▸ **The task**: Give the material again in full, matching it exactly.

++++ Data excerpts

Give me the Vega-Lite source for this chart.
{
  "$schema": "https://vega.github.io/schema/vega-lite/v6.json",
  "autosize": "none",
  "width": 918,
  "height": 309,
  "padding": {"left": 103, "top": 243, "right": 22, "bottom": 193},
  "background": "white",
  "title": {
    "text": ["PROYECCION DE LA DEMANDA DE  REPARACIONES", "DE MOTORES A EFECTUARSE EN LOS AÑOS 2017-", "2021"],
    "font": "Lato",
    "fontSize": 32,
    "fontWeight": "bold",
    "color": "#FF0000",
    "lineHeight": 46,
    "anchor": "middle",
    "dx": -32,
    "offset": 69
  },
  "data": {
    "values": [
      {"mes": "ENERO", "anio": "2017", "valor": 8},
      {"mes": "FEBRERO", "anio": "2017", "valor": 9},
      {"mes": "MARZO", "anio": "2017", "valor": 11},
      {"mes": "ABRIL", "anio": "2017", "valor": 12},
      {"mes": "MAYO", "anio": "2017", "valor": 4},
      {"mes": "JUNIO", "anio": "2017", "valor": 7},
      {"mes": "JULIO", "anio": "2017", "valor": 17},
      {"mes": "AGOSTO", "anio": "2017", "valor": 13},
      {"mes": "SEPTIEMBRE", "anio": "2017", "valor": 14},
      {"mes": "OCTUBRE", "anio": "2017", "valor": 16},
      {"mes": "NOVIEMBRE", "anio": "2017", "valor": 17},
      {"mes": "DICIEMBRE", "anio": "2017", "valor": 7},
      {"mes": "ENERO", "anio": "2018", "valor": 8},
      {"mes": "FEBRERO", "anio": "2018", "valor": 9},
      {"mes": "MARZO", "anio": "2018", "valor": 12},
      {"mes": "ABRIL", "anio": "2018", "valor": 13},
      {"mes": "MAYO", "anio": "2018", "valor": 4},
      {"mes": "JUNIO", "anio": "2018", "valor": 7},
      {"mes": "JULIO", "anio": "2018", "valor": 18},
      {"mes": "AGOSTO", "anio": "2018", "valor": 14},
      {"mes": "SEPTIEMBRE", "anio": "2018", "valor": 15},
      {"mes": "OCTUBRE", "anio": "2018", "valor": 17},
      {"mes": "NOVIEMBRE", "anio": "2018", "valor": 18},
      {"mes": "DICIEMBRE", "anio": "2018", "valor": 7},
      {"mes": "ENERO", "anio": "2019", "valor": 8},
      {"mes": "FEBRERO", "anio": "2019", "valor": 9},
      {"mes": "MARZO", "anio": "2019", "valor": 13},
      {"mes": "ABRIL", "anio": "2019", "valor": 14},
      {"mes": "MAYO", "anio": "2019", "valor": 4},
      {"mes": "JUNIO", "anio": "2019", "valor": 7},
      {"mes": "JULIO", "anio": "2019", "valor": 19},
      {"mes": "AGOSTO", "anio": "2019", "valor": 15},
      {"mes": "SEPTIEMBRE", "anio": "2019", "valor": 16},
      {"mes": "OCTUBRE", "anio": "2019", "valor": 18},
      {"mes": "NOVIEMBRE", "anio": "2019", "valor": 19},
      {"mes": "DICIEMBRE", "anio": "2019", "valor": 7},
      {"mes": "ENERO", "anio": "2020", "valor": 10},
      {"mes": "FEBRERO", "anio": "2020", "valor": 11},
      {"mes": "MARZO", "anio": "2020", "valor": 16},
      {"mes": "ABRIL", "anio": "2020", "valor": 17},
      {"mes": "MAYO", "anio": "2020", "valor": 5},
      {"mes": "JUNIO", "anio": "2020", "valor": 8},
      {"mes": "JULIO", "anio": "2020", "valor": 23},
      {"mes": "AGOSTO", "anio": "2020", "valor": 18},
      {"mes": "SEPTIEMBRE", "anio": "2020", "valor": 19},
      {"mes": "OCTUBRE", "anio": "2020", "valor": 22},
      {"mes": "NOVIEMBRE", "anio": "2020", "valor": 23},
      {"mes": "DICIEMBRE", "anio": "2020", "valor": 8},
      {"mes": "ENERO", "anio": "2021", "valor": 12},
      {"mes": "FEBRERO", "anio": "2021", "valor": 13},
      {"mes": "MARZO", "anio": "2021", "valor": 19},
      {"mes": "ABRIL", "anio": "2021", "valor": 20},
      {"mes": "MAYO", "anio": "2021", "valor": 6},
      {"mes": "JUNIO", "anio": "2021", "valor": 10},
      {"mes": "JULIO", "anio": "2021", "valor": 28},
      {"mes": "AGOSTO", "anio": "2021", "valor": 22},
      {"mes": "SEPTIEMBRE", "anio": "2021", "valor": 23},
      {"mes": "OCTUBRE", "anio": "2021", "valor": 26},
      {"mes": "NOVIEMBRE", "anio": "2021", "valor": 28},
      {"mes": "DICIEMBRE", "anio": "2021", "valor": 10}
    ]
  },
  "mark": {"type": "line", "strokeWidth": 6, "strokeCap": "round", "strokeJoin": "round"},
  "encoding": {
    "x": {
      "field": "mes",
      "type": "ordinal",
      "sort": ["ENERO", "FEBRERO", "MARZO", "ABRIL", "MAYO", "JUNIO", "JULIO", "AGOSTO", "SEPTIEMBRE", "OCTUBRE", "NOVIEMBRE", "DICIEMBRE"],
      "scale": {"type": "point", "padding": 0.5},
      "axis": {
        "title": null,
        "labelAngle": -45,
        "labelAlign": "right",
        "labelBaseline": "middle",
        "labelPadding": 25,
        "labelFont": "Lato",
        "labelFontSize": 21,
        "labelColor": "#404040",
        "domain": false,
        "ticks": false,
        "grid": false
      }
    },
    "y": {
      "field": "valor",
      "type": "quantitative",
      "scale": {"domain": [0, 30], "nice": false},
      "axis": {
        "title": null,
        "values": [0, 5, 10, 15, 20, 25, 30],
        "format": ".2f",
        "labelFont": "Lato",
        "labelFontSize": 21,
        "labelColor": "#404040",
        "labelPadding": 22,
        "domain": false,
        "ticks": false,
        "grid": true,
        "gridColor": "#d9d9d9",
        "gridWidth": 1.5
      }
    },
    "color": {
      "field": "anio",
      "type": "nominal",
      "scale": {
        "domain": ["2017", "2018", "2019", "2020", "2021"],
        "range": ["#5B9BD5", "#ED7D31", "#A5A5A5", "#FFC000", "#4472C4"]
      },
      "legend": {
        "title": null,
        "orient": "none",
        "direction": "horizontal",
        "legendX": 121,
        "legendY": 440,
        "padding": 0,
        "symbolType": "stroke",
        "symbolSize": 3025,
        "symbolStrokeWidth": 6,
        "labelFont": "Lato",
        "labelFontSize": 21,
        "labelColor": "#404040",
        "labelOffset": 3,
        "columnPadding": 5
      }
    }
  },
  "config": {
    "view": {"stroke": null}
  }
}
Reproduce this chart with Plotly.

++++++++

▸ **Expected output**:
Give me the Vega-Lite source for this chart.
{
  "$schema": "https://vega.github.io/schema/vega-lite/v6.json",
  "autosize": "none",
  "width": 918,
  "height": 309,
  "padding": {"left": 103, "top": 243, "right": 22, "bottom": 193},
  "background": "white",
  "title": {
    "text": ["PROYECCION DE LA DEMANDA DE  REPARACIONES", "DE MOTORES A EFECTUARSE EN LOS AÑOS 2017-", "2021"],
    "font": "Lato",
    "fontSize": 32,
    "fontWeight": "bold",
    "color": "#FF0000",
    "lineHeight": 46,
    "anchor": "middle",
    "dx": -32,
    "offset": 69
  },
  "data": {
    "values": [
      {"mes": "ENERO", "anio": "2017", "valor": 8},
      {"mes": "FEBRERO", "anio": "2017", "valor": 9},
      {"mes": "MARZO", "anio": "2017", "valor": 11},
      {"mes": "ABRIL", "anio": "2017", "valor": 12},
      {"mes": "MAYO", "anio": "2017", "valor": 4},
      {"mes": "JUNIO", "anio": "2017", "valor": 7},
      {"mes": "JULIO", "anio": "2017", "valor": 17},
      {"mes": "AGOSTO", "anio": "2017", "valor": 13},
      {"mes": "SEPTIEMBRE", "anio": "2017", "valor": 14},
      {"mes": "OCTUBRE", "anio": "2017", "valor": 16},
      {"mes": "NOVIEMBRE", "anio": "2017", "valor": 17},
      {"mes": "DICIEMBRE", "anio": "2017", "valor": 7},
      {"mes": "ENERO", "anio": "2018", "valor": 8},
      {"mes": "FEBRERO", "anio": "2018", "valor": 9},
      {"mes": "MARZO", "anio": "2018", "valor": 12},
      {"mes": "ABRIL", "anio": "2018", "valor": 13},
      {"mes": "MAYO", "anio": "2018", "valor": 4},
      {"mes": "JUNIO", "anio": "2018", "valor": 7},
      {"mes": "JULIO", "anio": "2018", "valor": 18},
      {"mes": "AGOSTO", "anio": "2018", "valor": 14},
      {"mes": "SEPTIEMBRE", "anio": "2018", "valor": 15},
      {"mes": "OCTUBRE", "anio": "2018", "valor": 17},
      {"mes": "NOVIEMBRE", "anio": "2018", "valor": 18},
      {"mes": "DICIEMBRE", "anio": "2018", "valor": 7},
      {"mes": "ENERO", "anio": "2019", "valor": 8},
      {"mes": "FEBRERO", "anio": "2019", "valor": 9},
      {"mes": "MARZO", "anio": "2019", "valor": 13},
      {"mes": "ABRIL", "anio": "2019", "valor": 14},
      {"mes": "MAYO", "anio": "2019", "valor": 4},
      {"mes": "JUNIO", "anio": "2019", "valor": 7},
      {"mes": "JULIO", "anio": "2019", "valor": 19},
      {"mes": "AGOSTO", "anio": "2019", "valor": 15},
      {"mes": "SEPTIEMBRE", "anio": "2019", "valor": 16},
      {"mes": "OCTUBRE", "anio": "2019", "valor": 18},
      {"mes": "NOVIEMBRE", "anio": "2019", "valor": 19},
      {"mes": "DICIEMBRE", "anio": "2019", "valor": 7},
      {"mes": "ENERO", "anio": "2020", "valor": 10},
      {"mes": "FEBRERO", "anio": "2020", "valor": 11},
      {"mes": "MARZO", "anio": "2020", "valor": 16},
      {"mes": "ABRIL", "anio": "2020", "valor": 17},
      {"mes": "MAYO", "anio": "2020", "valor": 5},
      {"mes": "JUNIO", "anio": "2020", "valor": 8},
      {"mes": "JULIO", "anio": "2020", "valor": 23},
      {"mes": "AGOSTO", "anio": "2020", "valor": 18},
      {"mes": "SEPTIEMBRE", "anio": "2020", "valor": 19},
      {"mes": "OCTUBRE", "anio": "2020", "valor": 22},
      {"mes": "NOVIEMBRE", "anio": "2020", "valor": 23},
      {"mes": "DICIEMBRE", "anio": "2020", "valor": 8},
      {"mes": "ENERO", "anio": "2021", "valor": 12},
      {"mes": "FEBRERO", "anio": "2021", "valor": 13},
      {"mes": "MARZO", "anio": "2021", "valor": 19},
      {"mes": "ABRIL", "anio": "2021", "valor": 20},
      {"mes": "MAYO", "anio": "2021", "valor": 6},
      {"mes": "JUNIO", "anio": "2021", "valor": 10},
      {"mes": "JULIO", "anio": "2021", "valor": 28},
      {"mes": "AGOSTO", "anio": "2021", "valor": 22},
      {"mes": "SEPTIEMBRE", "anio": "2021", "valor": 23},
      {"mes": "OCTUBRE", "anio": "2021", "valor": 26},
      {"mes": "NOVIEMBRE", "anio": "2021", "valor": 28},
      {"mes": "DICIEMBRE", "anio": "2021", "valor": 10}
    ]
  },
  "mark": {"type": "line", "strokeWidth": 6, "strokeCap": "round", "strokeJoin": "round"},
  "encoding": {
    "x": {
      "field": "mes",
      "type": "ordinal",
      "sort": ["ENERO", "FEBRERO", "MARZO", "ABRIL", "MAYO", "JUNIO", "JULIO", "AGOSTO", "SEPTIEMBRE", "OCTUBRE", "NOVIEMBRE", "DICIEMBRE"],
      "scale": {"type": "point", "padding": 0.5},
      "axis": {
        "title": null,
        "labelAngle": -45,
        "labelAlign": "right",
        "labelBaseline": "middle",
        "labelPadding": 25,
        "labelFont": "Lato",
        "labelFontSize": 21,
        "labelColor": "#404040",
        "domain": false,
        "ticks": false,
        "grid": false
      }
    },
    "y": {
      "field": "valor",
      "type": "quantitative",
      "scale": {"domain": [0, 30], "nice": false},
      "axis": {
        "title": null,
        "values": [0, 5, 10, 15, 20, 25, 30],
        "format": ".2f",
        "labelFont": "Lato",
        "labelFontSize": 21,
        "labelColor": "#404040",
        "labelPadding": 22,
        "domain": false,
        "ticks": false,
        "grid": true,
        "gridColor": "#d9d9d9",
        "gridWidth": 1.5
      }
    },
    "color": {
      "field": "anio",
      "type": "nominal",
      "scale": {
        "domain": ["2017", "2018", "2019", "2020", "2021"],
        "range": ["#5B9BD5", "#ED7D31", "#A5A5A5", "#FFC000", "#4472C4"]
      },
      "legend": {
        "title": null,
        "orient": "none",
        "direction": "horizontal",
        "legendX": 121,
        "legendY": 440,
        "padding": 0,
        "symbolType": "stroke",
        "symbolSize": 3025,
        "symbolStrokeWidth": 6,
        "labelFont": "Lato",
        "labelFontSize": 21,
        "labelColor": "#404040",
        "labelOffset": 3,
        "columnPadding": 5
      }
    }
  },
  "config": {
    "view": {"stroke": null}
  }
}
Reproduce this chart with Plotly.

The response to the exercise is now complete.